Abstraction and concreteness:
The results suggest that the novel's relationship to its concreteness, when measured in this way, has indeed been changing over the course of the nineteenth century (Table 11).If we look at the first half of the nineteenth century, we see how there is a greater degree of abstraction relative to physical objects when compared to classical fiction and tales, but that this difference disappears by the second half of the century. As Ryan Heuser and Long Le Khac have argued, the British novel experiences a decline of valuation and a rise of concretization over the course of the century. And yet an important caveat to that finding is that while abstraction appears to be declining in the novel, it never drops below other kinds of fictional discourse from the period. Far from the Victorian novel being uniquely concrete, it is the early-nineteenth-century novel that looks uniquely abstract when compared to other kinds of fictional discourse* from the period. It suggests that we have been potentially telling this story in reverse: what matters in the nineteenth century is not the later rise of concreteness, which looks more like other types of fictional writing, but the earlier abstractness of the novel, which stands out relative to other types of fiction (not to mention abstraction remains considerably more important to these texts overall than their physicality).The other part of the table, that which concerns the novel's specificity, tells this same story in the other direction. Where the first half of the century witnessed little significant difference in the degree of specificity between the novel and other kinds of fiction (about a 0.003% difference), by the second half the century, the novel has about 0.5% more specific words than other kinds of fiction (or about 2 words/page). In other words, the novel approaches other kinds of fiction in its degree of abstraction while it departs from other kinds of fiction in its degree of specificity. It begins the century uniquely abstract and finishes uniquely specific.

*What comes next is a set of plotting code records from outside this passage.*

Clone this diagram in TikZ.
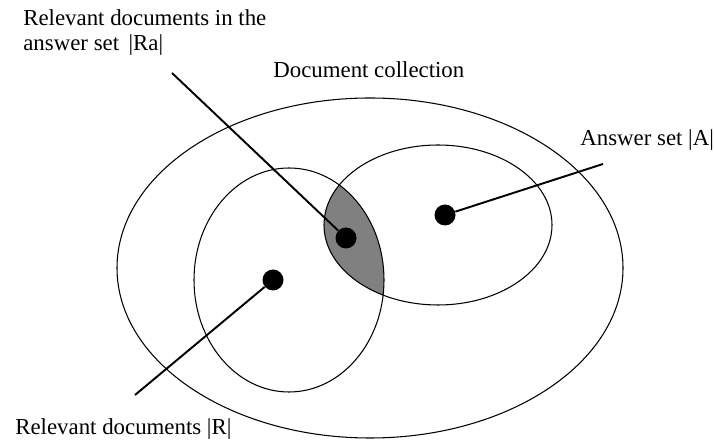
\documentclass[tikz,border=0pt]{standalone}
\usepackage{fontspec}
\setmainfont{Liberation Serif}
\usetikzlibrary{positioning}
\definecolor{lensgray}{RGB}{128,128,128}

\begin{document}
\begin{tikzpicture}[x=0.2mm, y=0.2mm,
  docdot/.style={circle, fill=black, inner sep=0pt, minimum size=4.2mm},
  lbl/.style={inner sep=0pt, font=\fontsize{13}{14.2}\selectfont},
  ring/.style={line width=0.6pt},
  pointer/.style={line width=1.1pt}]
  \useasboundingbox (0,0) rectangle (714,441);
  % overlap of R and A
  \begin{scope}
    \clip (289,161) ellipse [x radius=95, y radius=112];
    \fill[lensgray] (438,216) ellipse [x radius=114, y radius=80];
  \end{scope}
  \draw[ring] (370,173) ellipse [x radius=253, y radius=170];
  \draw[ring] (438,216) ellipse [x radius=114, y radius=80];
  \draw[ring] (289,161) ellipse [x radius=95, y radius=112];

  \node[docdot] (radot) at (346,203) {};
  \node[docdot] (adot) at (445,226) {};
  \node[docdot] (rdot) at (273,161) {};

  \node[lbl, anchor=north west, align=left] (ralbl) at (23,432)
    {Relevant documents in the\\answer set \,|Ra|};
  \node[lbl, anchor=base west] (coll) at (273,363) {Document collection};
  \node[lbl, anchor=base west] (albl) at (580,295) {Answer set |A|};
  \node[lbl, anchor=base west] (rlbl) at (15,6) {Relevant documents |R|};

  \coordinate (raend) at (172,368);
  \coordinate (aend) at (603,277);
  \coordinate (rend) at (135,46);
  \draw[pointer] (raend) -- (radot);
  \draw[pointer] (aend) -- (adot);
  \draw[pointer] (rend) -- (rdot);
\end{tikzpicture}
\end{document}
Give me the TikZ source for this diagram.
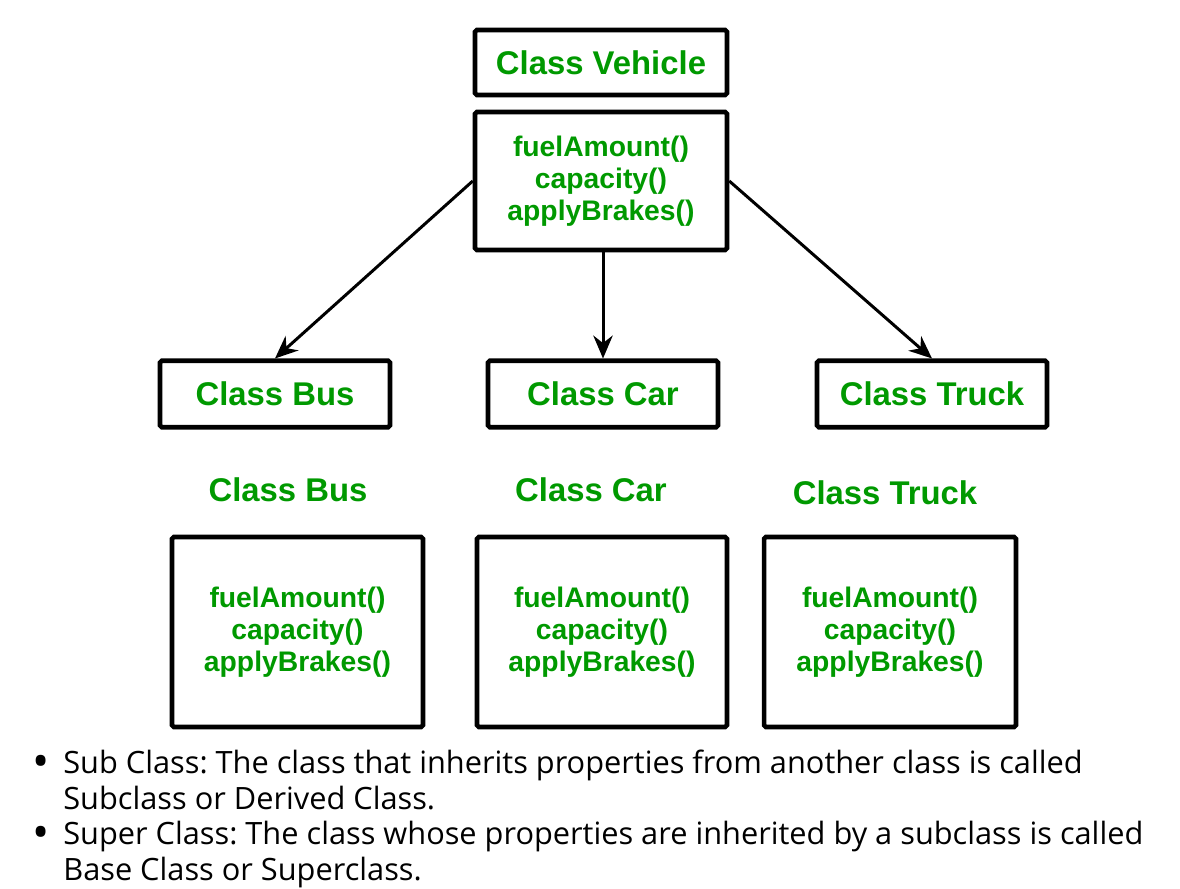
\documentclass[tikz,border=0pt]{standalone}
\usepackage{fontspec}
\setmainfont{Liberation Sans}
\newfontfamily\notefont{Open Sans}
\usetikzlibrary{arrows.meta}

\definecolor{classgreen}{RGB}{0,153,0}

\begin{document}
\frenchspacing
\begin{tikzpicture}[
        x=0.02cm, y=-0.02cm,
        box/.style={draw, line width=2.6pt, rounded corners=1pt, inner sep=0pt, align=center},
        class_box/.style={box, minimum height=1.33cm, font=\bfseries\fontsize{18.7}{22}\selectfont, text=classgreen},
        method_box/.style={box, font=\bfseries\fontsize{16.1}{18.1}\selectfont, text=classgreen},
        class_label/.style={font=\bfseries\fontsize{18.7}{22}\selectfont, text=classgreen},
        inherit/.style={-{Stealth[length=13pt, width=11pt]}, line width=1.7pt},
        note/.style={font=\notefont\fontsize{17.5}{20.4}\selectfont, align=left, inner sep=0pt},
        note_dot/.style={font=\notefont\fontsize{26}{26}\selectfont, inner sep=0pt},
    ]

    \useasboundingbox (0,0) rectangle (1180,889);

    % Methods shared by every class
    \def\methods{fuelAmount()\\capacity()\\applyBrakes()}

    % Base class
    \node[class_box, minimum width=5.04cm, minimum height=1.3cm] (vehicle) at (601,62.5) {Class Vehicle};
    \node[method_box, minimum width=5.04cm, minimum height=2.76cm] (vehicle_m) at (601,181) {\methods};

    % Sub classes
    \node[class_box, minimum width=4.6cm] (bus) at (275,394) {Class Bus};
    \node[class_box, minimum width=4.6cm] (car) at (603,394) {Class Car};
    \node[class_box, minimum width=4.6cm] (truck) at (932,394) {Class Truck};

    % Inheritance arrows
    \draw[inherit] (vehicle_m.west) -- (bus.north);
    \draw[inherit] (vehicle_m.south -| car.north) -- (car.north);
    \draw[inherit] (vehicle_m.east) -- (truck.north);

    % Sub classes with inherited methods
    \node[class_label] (bus_l) at (288,490) {Class Bus};
    \node[class_label] (car_l) at (591,490) {Class Car};
    \node[class_label] (truck_l) at (885,493) {Class Truck};

    \node[method_box, minimum width=5.02cm, minimum height=3.8cm] (bus_m) at (297.5,632) {\methods};
    \node[method_box, minimum width=5.0cm, minimum height=3.8cm] (car_m) at (602,632) {\methods};
    \node[method_box, minimum width=5.04cm, minimum height=3.8cm] (truck_m) at (890,632) {\methods};

    % Notes
    \node[note_dot] (dot_sub) at (41,766) {•};
    \node[note, anchor=north west] (sub) at (63,750) {Sub Class: The class that inherits properties from another class is called\\Subclass or Derived Class.};
    \node[note_dot] (dot_super) at (41,837) {•};
    \node[note, anchor=north west] (super) at (63,821) {Super Class: The class whose properties are inherited by a subclass is called\\Base Class or Superclass.};

\end{tikzpicture}
\end{document}
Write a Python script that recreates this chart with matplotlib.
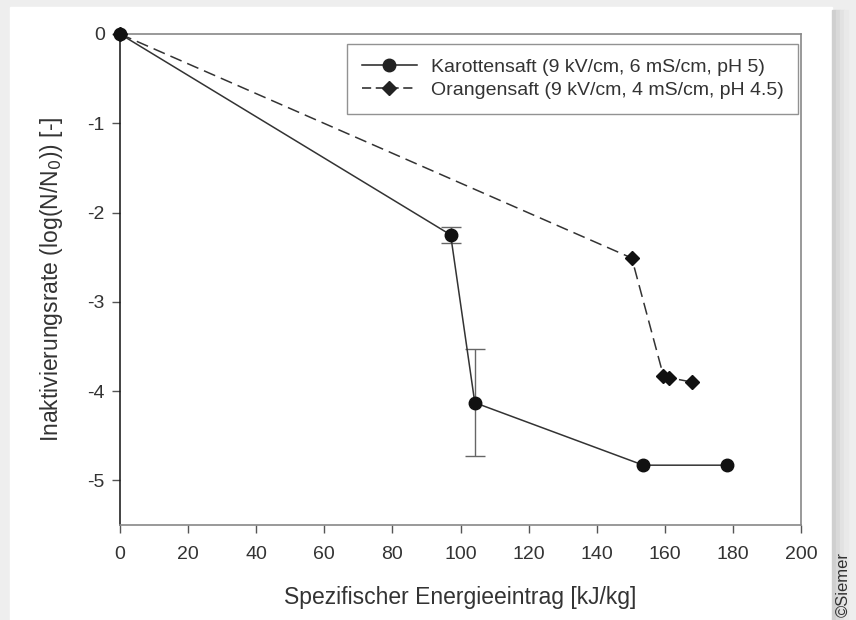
import numpy as np
import matplotlib
matplotlib.use('Agg')
import matplotlib.pyplot as plt
from matplotlib.patches import Rectangle

plt.rcParams['font.family'] = ['Liberation Sans', 'DejaVu Sans']
plt.rcParams['axes.unicode_minus'] = False

# Karottensaft (9 kV/cm, 6 mS/cm, pH 5)
karotte_x = [0, 97.1, 104.2, 153.7, 178.2]
karotte_y = [0, -2.25, -4.13, -4.83, -4.83]
karotte_err = [0, 0.09, 0.60, 0, 0]

# Orangensaft (9 kV/cm, 4 mS/cm, pH 4.5)
orange_x = [0, 150.3, 159.6, 161.3, 168.1]
orange_y = [0, -2.51, -3.83, -3.85, -3.90]

x_ticks = [0, 20, 40, 60, 80, 100, 120, 140, 160, 180, 200]
y_ticks = [0, -1, -2, -3, -4, -5]

txt = '#333333'

fig = plt.figure(figsize=(8.56, 6.2), dpi=100)
fig.patch.set_facecolor('white')

# grey card border / shadow
fig.patches.append(Rectangle((0, 0), 1, 1, transform=fig.transFigure, color='#eeeeee', zorder=-3))
fig.patches.append(Rectangle((10/856, 0), (832-10)/856, (620-7)/620, transform=fig.transFigure,
                             color='white', zorder=-2))
for i, c in enumerate(['#cfcfcf', '#d9d9d9', '#e2e2e2', '#e9e9e9']):
    fig.patches.append(Rectangle((832/856 + i*4/856, 0), 4/856, (620-10)/620, transform=fig.transFigure,
                                 color=c, zorder=-2))

ax = fig.add_axes([120/856, 1-525/620, (801-120)/856, (525-34)/620])

# only points that have an error bar
ex = [x for x, e in zip(karotte_x, karotte_err) if e > 0]
ey = [y for y, e in zip(karotte_y, karotte_err) if e > 0]
ee = [e for e in karotte_err if e > 0]

ax.plot(karotte_x, karotte_y, '-', color='#333333', lw=1.1, zorder=2)
ax.errorbar(ex, ey, yerr=ee, fmt='none', ecolor='#666666',
            elinewidth=1.0, capsize=7, capthick=1.0, zorder=1)
ax.plot(karotte_x, karotte_y, 'o', color='#111111', ms=9, zorder=3, clip_on=False)
ax.plot(orange_x, orange_y, '--', color='#333333', lw=1.1, dashes=(8, 4), zorder=2)
ax.plot(orange_x, orange_y, 'D', color='#111111', ms=7.5, zorder=3, clip_on=False)

# legend handles: line with marker in middle
h1, = ax.plot([], [], '-o', color='#222222', lw=1.1, ms=9)
h2, = ax.plot([], [], '--D', color='#222222', lw=1.1, ms=7.5, dashes=(6, 3))
leg = ax.legend([h1, h2], ['Karottensaft (9 kV/cm, 6 mS/cm, pH 5)',
                           'Orangensaft (9 kV/cm, 4 mS/cm, pH 4.5)'],
                loc='upper right', bbox_to_anchor=(0.9956, 0.98), fontsize=14,
                frameon=True, fancybox=False, edgecolor='#777777', handlelength=2.85,
                borderpad=0.75, labelspacing=0.28, handletextpad=0.7, borderaxespad=0)
leg.get_frame().set_linewidth(1.0)
for t in leg.get_texts():
    t.set_color(txt)

ax.set_xlim(0, 200)
ax.set_ylim(-5.5, 0)
ax.set_xticks(x_ticks)
ax.set_yticks(y_ticks)
ax.tick_params(direction='out', length=6, width=1.0, labelsize=14, colors='#555555', labelcolor=txt)
ax.tick_params(axis='y', pad=5)
ax.tick_params(axis='x', pad=9)

for side in ['top', 'right', 'bottom']:
    ax.spines[side].set_color('#888888')
    ax.spines[side].set_linewidth(1.2)
ax.spines['left'].set_color('#111111')
ax.spines['left'].set_linewidth(1.1)

ax.set_xlabel('Spezifischer Energieeintrag [kJ/kg]', fontsize=16.5, color=txt, labelpad=17)
ax.set_ylabel('Inaktivierungsrate (log(N/N$_0$)) [-]', fontsize=16.5, color=txt, labelpad=16)

fig.text(843/856, 1-617/620, '©Siemer', rotation=90, fontsize=12, color='#333333',
         ha='center', va='bottom')

fig.savefig('out.png', dpi=100)
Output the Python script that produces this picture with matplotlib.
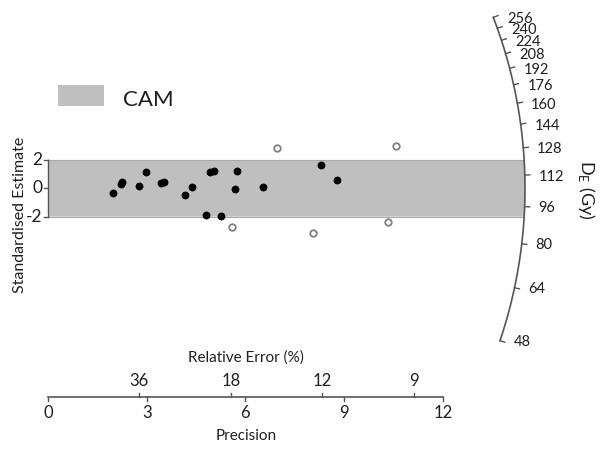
import numpy as np
import matplotlib
matplotlib.use('Agg')
import matplotlib.pyplot as plt
from matplotlib.patches import Polygon, Rectangle

plt.rcParams['font.family'] = ['Lato', 'DejaVu Sans']

# ---- data ----
filled_precision = [1.97, 2.21, 2.26, 2.76, 2.99, 3.43, 3.53, 4.155, 4.37, 4.80,
                    4.93, 5.05, 5.26, 5.68, 5.74, 6.52, 8.30, 8.78]
filled_std = [-0.31, 0.27, 0.43, 0.13, 1.17, 0.37, 0.43, -0.44, 0.06, -1.86,
              1.13, 1.19, -1.94, -0.07, 1.24, 0.07, 1.62, 0.56]
open_precision = [5.58, 6.95, 8.05, 10.32, 10.57]
open_std = [-2.70, 2.82, -3.13, -2.38, 3.01]
central_de = 105.0
arc_ticks = [48, 64, 80, 96, 112, 128, 144, 160, 176, 192, 208, 224, 240, 256]
precision_ticks = [0, 3, 6, 9, 12]
rel_error_ticks = [36, 18, 12, 9]
band_limits = [-2, 2]
std_ticks = [2, 0, -2]

# ---- layout (pixel geometry) ----
W, H = 607, 451
X0, Y0 = 48.0, 188.3      # pixel of origin (from top-left)
SX, SY = 32.9, 14.17      # pixels per data unit
R = 477.0                 # arc radius in pixels

def dx(px):
    return (px - X0) / SX

def dy(py):
    return (Y0 - py) / SY

fig = plt.figure(figsize=(W / 100, H / 100), dpi=100)
ax = fig.add_axes([0, 0, 1, 1])
ax.set_xlim(dx(0), dx(W))
ax.set_ylim(dy(H), dy(0))
ax.axis('off')

line_col = '#555555'
txt_col = '#1f1f1f'

def arc_theta(de):
    s = np.log(de / central_de)
    return np.arctan2(SY * s, SX)

def arc_xy(theta, r=R):
    return r * np.cos(theta) / SX, r * np.sin(theta) / SY

# ---- band ----
tb = np.arcsin(band_limits[1] * SY / R)
th = np.linspace(tb, -tb, 50)
ax_, ay_ = arc_xy(th)
poly = [(0, band_limits[1])] + list(zip(ax_, ay_)) + [(0, band_limits[0])]
ax.add_patch(Polygon(poly, closed=True, facecolor='#bfbfbf', edgecolor='none', zorder=1))
for yb in band_limits:
    ax.plot([0, arc_xy(tb)[0]], [yb, yb], color='#a9a9a9', lw=0.8, zorder=1.5)

# ---- arc ----
t0, t1 = arc_theta(min(arc_ticks)), arc_theta(max(arc_ticks))
th = np.linspace(t0, t1, 300)
axc, ayc = arc_xy(th)
ax.plot(axc, ayc, color=line_col, lw=1.2, zorder=3)
for de in arc_ticks:
    t = arc_theta(de)
    xa, ya = arc_xy(t)
    xb, yb = arc_xy(t, R + 5)
    ax.plot([xa, xb], [ya, yb], color=line_col, lw=1.0, zorder=3)
    ax.annotate(str(de), (xa, ya), xytext=(10, 0), textcoords='offset points',
                ha='left', va='center_baseline', fontsize=10.5, color=txt_col)

ax.text(dx(586), dy(190), r'D$_\mathregular{E}$ (Gy)', rotation=270,
        ha='center', va='center', fontsize=13, color=txt_col)

# ---- points ----
ax.scatter(filled_precision, filled_std, s=32, color='black', zorder=5, linewidths=0)
ax.scatter(open_precision, open_std, s=22, facecolor='white', edgecolor='#808080',
           linewidths=1.3, zorder=5)

# ---- left axis ----
ax.plot([0, 0], band_limits, color=line_col, lw=1.0, zorder=3)
for v in std_ticks:
    ax.plot([dx(X0 - 4), 0], [v, v], color=line_col, lw=1.0, zorder=3)
    ax.text(dx(42.5), v, str(v), ha='right', va='center', fontsize=12.5, color=txt_col)
ax.text(dx(20), dy(215), 'Standardised Estimate', rotation=90, ha='center',
        va='center', fontsize=11.5, color=txt_col)

# ---- bottom axis ----
yax = dy(397)
ax.plot([0, max(precision_ticks)], [yax, yax], color=line_col, lw=1.2)
for p in precision_ticks:
    ax.plot([p, p], [yax, yax - 4 / SY], color=line_col, lw=1.0)
    ax.text(p, dy(413), str(p), ha='center', va='center', fontsize=12, color=txt_col)
for re in rel_error_ticks:
    p = 100.0 / re
    ax.plot([p, p], [yax, yax + 4 / SY], color=line_col, lw=1.0)
    ax.text(p, dy(381), str(re), ha='center', va='center', fontsize=12, color=txt_col)
ax.text(dx(246), dy(358), 'Relative Error (%)', ha='center', va='center',
        fontsize=11, color=txt_col)
ax.text(dx(246), dy(436), 'Precision', ha='center', va='center',
        fontsize=11, color=txt_col)

# ---- legend ----
ax.add_patch(Rectangle((dx(58), dy(106)), dx(104) - dx(58), dy(85) - dy(106),
                       facecolor='#bfbfbf', edgecolor='none'))
ax.text(dx(123), dy(100), 'CAM', ha='left', va='center', fontsize=16, color=txt_col)

fig.savefig('out.png', dpi=100)
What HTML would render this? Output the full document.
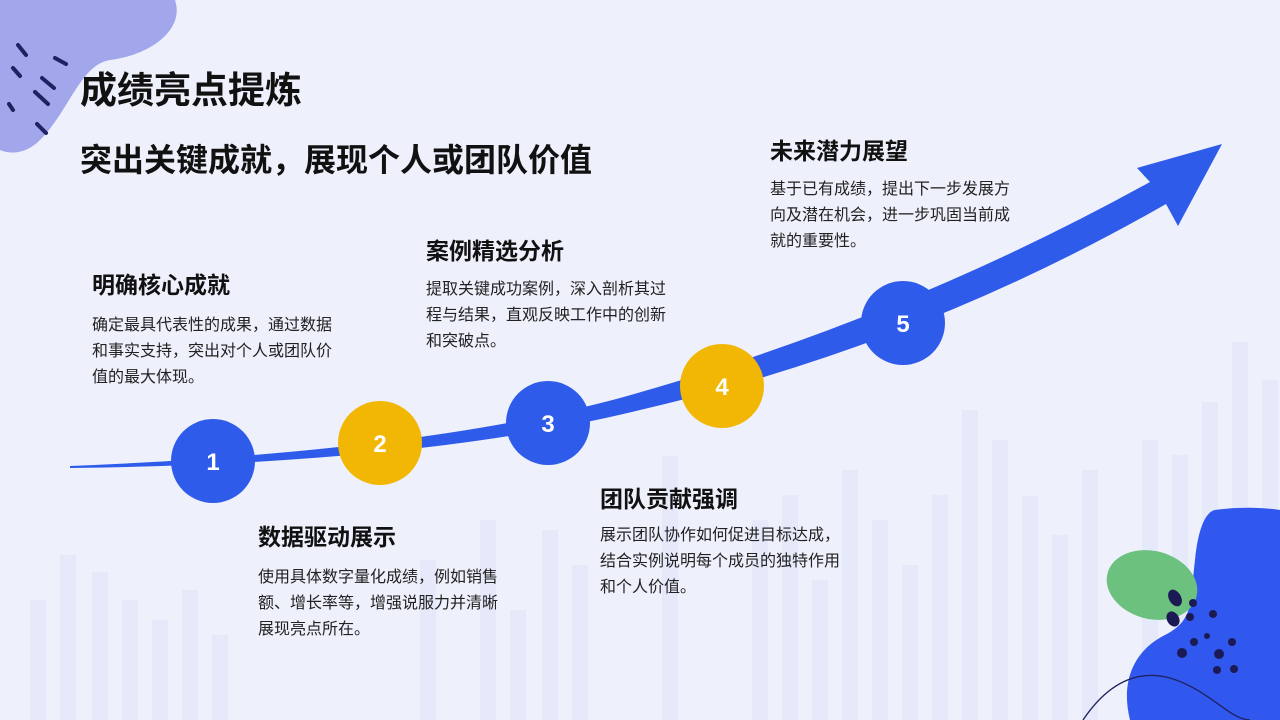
<!DOCTYPE html>
<html><head><meta charset="utf-8"><style>
body{margin:0;width:1280px;height:720px;overflow:hidden;background:#eef0fc;font-family:"Liberation Sans","Noto Sans CJK SC",sans-serif;position:relative}
h1{position:absolute;margin:0;left:80px;top:60px;font-size:37px;font-weight:bold;color:#111}
h2{position:absolute;margin:0;left:80px;top:135px;font-size:32px;font-weight:bold;color:#111}
.h{position:absolute;font-size:23px;font-weight:bold;color:#111}
.p{position:absolute;font-size:16px;line-height:26px;color:#222;width:248px}
</style></head><body>
<svg width="1280" height="720" style="position:absolute;left:0;top:0">
<g fill="#e6e9fa">
<rect x="30" y="600" width="16" height="120"/><rect x="60" y="555" width="16" height="165"/><rect x="92" y="572" width="16" height="148"/><rect x="122" y="600" width="16" height="120"/><rect x="152" y="620" width="16" height="100"/><rect x="182" y="590" width="16" height="130"/><rect x="212" y="635" width="16" height="85"/>
<rect x="420" y="560" width="16" height="160"/><rect x="480" y="520" width="16" height="200"/><rect x="510" y="610" width="16" height="110"/><rect x="542" y="530" width="16" height="190"/><rect x="572" y="565" width="16" height="155"/>
<rect x="662" y="456" width="16" height="264"/><rect x="752" y="520" width="16" height="200"/><rect x="782" y="495" width="16" height="225"/><rect x="812" y="580" width="16" height="140"/><rect x="842" y="470" width="16" height="250"/><rect x="872" y="520" width="16" height="200"/><rect x="902" y="565" width="16" height="155"/><rect x="932" y="495" width="16" height="225"/><rect x="962" y="410" width="16" height="310"/><rect x="992" y="440" width="16" height="280"/><rect x="1022" y="496" width="16" height="224"/><rect x="1052" y="535" width="16" height="185"/><rect x="1082" y="470" width="16" height="250"/><rect x="1142" y="440" width="16" height="280"/><rect x="1172" y="455" width="16" height="265"/><rect x="1202" y="402" width="16" height="318"/><rect x="1232" y="342" width="16" height="378"/><rect x="1262" y="380" width="16" height="340"/>
</g>
<path d="M0,0 L175,0 C185,30 150,55 110,60 C80,65 70,110 40,140 C20,160 0,150 0,150 Z" fill="#a2a6ea"/>
<g stroke="#1f2160" stroke-width="4" stroke-linecap="round">
<line x1="18" y1="45" x2="26" y2="55"/><line x1="55" y1="58" x2="66" y2="64"/><line x1="13" y1="68" x2="20" y2="76"/><line x1="42" y1="78" x2="54" y2="88"/><line x1="35" y1="92" x2="48" y2="104"/><line x1="9" y1="104" x2="13" y2="110"/><line x1="37" y1="124" x2="46" y2="133"/>
</g>
<path d="M70,466 Q 420,452 620,398 Q 900,320 1150,182 L1137,168 L1222,144 L1178,226 L1166,204 Q 920,345 640,410 Q 420,464 70,468 Z" fill="#2f5bea"/>
<path d="M1215,510 C1250,505 1280,510 1280,510 L1280,720 L1130,720 C1120,680 1135,650 1165,635 C1195,620 1190,600 1195,560 C1198,530 1205,512 1215,510 Z" fill="#3058ef"/>
<ellipse cx="1152" cy="585" rx="46" ry="34" transform="rotate(15 1152 585)" fill="#6cc17f"/>
<g fill="#1c1a55"><ellipse cx="1175" cy="598" rx="6" ry="9" transform="rotate(-30 1175 598)"/><ellipse cx="1173" cy="619" rx="6" ry="8" transform="rotate(-30 1173 619)"/><circle cx="1193" cy="603" r="4"/><circle cx="1190" cy="617" r="4"/><circle cx="1213" cy="614" r="4"/><circle cx="1207" cy="636" r="3"/><circle cx="1194" cy="642" r="4"/><circle cx="1232" cy="642" r="4"/><circle cx="1219" cy="654" r="5"/><circle cx="1182" cy="653" r="5"/><circle cx="1217" cy="670" r="4"/><circle cx="1234" cy="669" r="4"/></g>
<path d="M1083,720 C1110,680 1140,670 1170,678 C1210,690 1230,720 1250,720" fill="none" stroke="#1f2160" stroke-width="1.3"/>
<g font-family="Liberation Sans,sans-serif" font-weight="bold" font-size="24" fill="#fff" text-anchor="middle">
<circle cx="213" cy="461" r="42" fill="#2f5bea"/><text x="213" y="470">1</text>
<circle cx="380" cy="443" r="42" fill="#f2b705"/><text x="380" y="452">2</text>
<circle cx="548" cy="423" r="42" fill="#2f5bea"/><text x="548" y="432">3</text>
<circle cx="722" cy="386" r="42" fill="#f2b705"/><text x="722" y="395">4</text>
<circle cx="903" cy="323" r="42" fill="#2f5bea"/><text x="903" y="332">5</text>
</g>
</svg>
<h1>成绩亮点提炼</h1>
<h2>突出关键成就，展现个人或团队价值</h2>
<div class="h" style="left:92px;top:266px">明确核心成就</div>
<div class="p" style="left:92px;top:313px">确定最具代表性的成果，通过数据和事实支持，突出对个人或团队价值的最大体现。</div>
<div class="h" style="left:258px;top:518px">数据驱动展示</div>
<div class="p" style="left:258px;top:565px">使用具体数字量化成绩，例如销售额、增长率等，增强说服力并清晰展现亮点所在。</div>
<div class="h" style="left:426px;top:232px">案例精选分析</div>
<div class="p" style="left:426px;top:277px">提取关键成功案例，深入剖析其过程与结果，直观反映工作中的创新和突破点。</div>
<div class="h" style="left:600px;top:480px">团队贡献强调</div>
<div class="p" style="left:600px;top:523px">展示团队协作如何促进目标达成，结合实例说明每个成员的独特作用和个人价值。</div>
<div class="h" style="left:770px;top:132px">未来潜力展望</div>
<div class="p" style="left:770px;top:177px">基于已有成绩，提出下一步发展方向及潜在机会，进一步巩固当前成就的重要性。</div>
</body></html>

In trying to distinguish fiction from non-fiction, in locating what makes fiction and the novel unique as types of writing, I have in the process been attempting to gain insights into their larger social function, to answer that perennial question of "why literature matters." According to the results presented here, if we focus on the quantitatively distinct qualities of novels in particular - of what separates them off from non-fictional or "true" writing - we can say that the novel's mattering since the nineteenth century appears to be less a matter of social realism and more one of phenomenological encounter, a kind of social imbedding in the world.
*Fictions that aren't novels:
Non-novelistic fiction in this case refers to a broad mixture of fictional writing that would have been very present to nineteenth-century readers, including classical epics translated into prose (The Iliad, Odyssey, Edda, Nibelungenlied), classic works of prose fiction (The Tale of Genji, The Decameron, King Arthur Tales, and Rabelais), fairy tale collections from around the world (drawn from Irish, German, Danish, Japanese and Indian sources), contemporary novella collections (novellas by Hoffmann, Tolstoy, Dickens, Maupassant, Hawthorne, and Washington Irving), as well as a variety of "tales" collections (Tales of Former Times, Tales of Domestic Life, Moral Tales). This data set is meant to represent a range of prose fiction that would have been widely read and known to nineteenth-century anglophone readers but would not have been considered a "novel." While the material dates from different epochs, the publications (and translations) are all contemporaneous with the period as a whole.